Vendor onboarding documentation should include:
- Vendor request process — who can request a new vendor be added and what information they must provide
- Required documentation — W-9 or W-8 forms for tax reporting, banking information for electronic payments, certificates of insurance if applicable
- Verification procedures — how vendor legitimacy is verified before activation (this is a critical fraud prevention control)
- System setup — step-by-step instructions for creating the vendor record in the AP system, including required fields and default settings
- Approval — who approves new vendor additions
Key Insight: Vendor master maintenance is a fraud control point. Unauthorized changes to vendor banking information are a common vector for payment fraud. Document the controls around vendor bank account changes, including verification procedures and dual-approval requirements.
Vendor maintenance procedures should cover how to update vendor addresses, banking information, tax status, and payment terms. Specify who can request changes, who can execute them, and what verification is required.
Document your vendor deactivation process. When a vendor relationship ends, the vendor record should be deactivated (not deleted) with documentation of why and when the deactivation occurred.

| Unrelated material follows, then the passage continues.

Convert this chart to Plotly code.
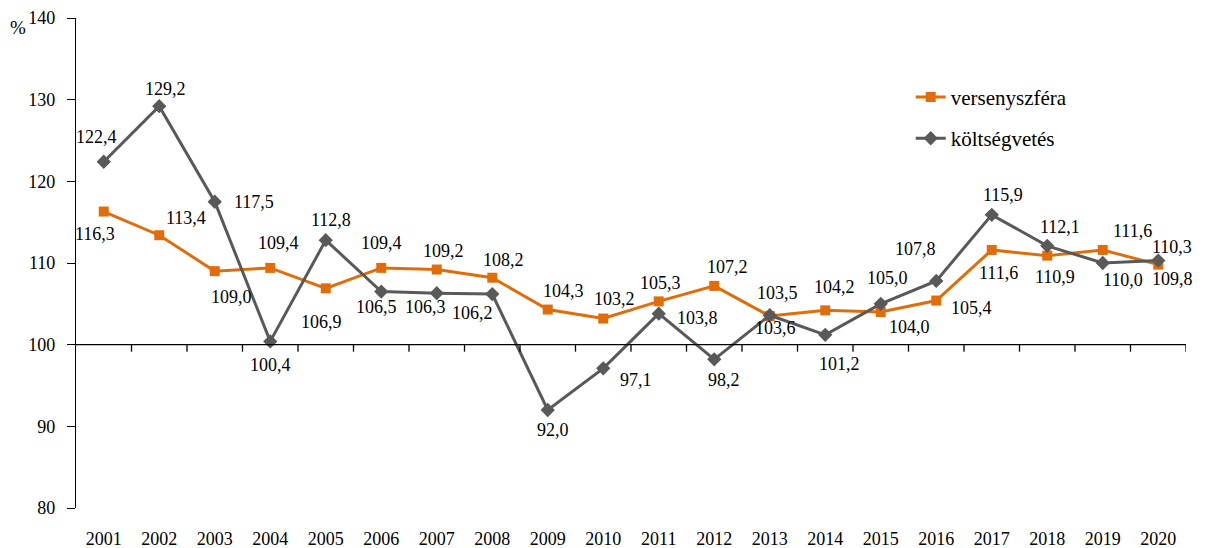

Audit Readiness and Record Retention
AP processes are subject to both internal and external audits. Documentation that supports audit readiness is not optional — it is a core requirement.
Your documentation should demonstrate clear segregation of duties, consistent process execution, and complete transaction trails. Auditors look for evidence that controls exist, that they are documented, and that they are followed consistently.
Document your record retention policy for AP materials:
- Invoice retention period — how long original invoices are kept and in what format (paper, electronic, or both)
- Payment records — how long check images, ACH confirmations, and wire transfer records are retained
- Supporting documents — retention requirements for POs, receiving documents, contracts, and approval records
- Access controls — who can access archived AP records and what the retrieval process looks like
- Destruction procedures — how records are destroyed when the retention period expires
Common Mistake: Maintaining documentation of the process but not documentation of adherence to the process. Auditors want to see not just that you have an approval workflow but that every invoice actually went through it. Ensure your system captures audit trails that demonstrate consistent process execution.
Prepare an audit package template that can be assembled quickly when auditors request AP documentation. This template should include a process overview, the approval matrix, a sample of processed invoices showing the complete approval trail, reconciliation reports, and exception logs.
TL;DR
- Break AP documentation into distinct workflow modules rather than one monolithic document.
- Document every invoice channel with specific handling procedures and required information checklists.
- Create a clear approval matrix with dollar thresholds, routing rules, and delegation procedures.
- Formalize exception handling with specific procedures for each exception type and clear decision authorities.
- Document payment execution timing, methods, and reconciliation procedures.
- Treat vendor management documentation as a fraud control with proper verification and dual-approval requirements.
- Maintain audit-ready documentation that demonstrates both process design and consistent process execution.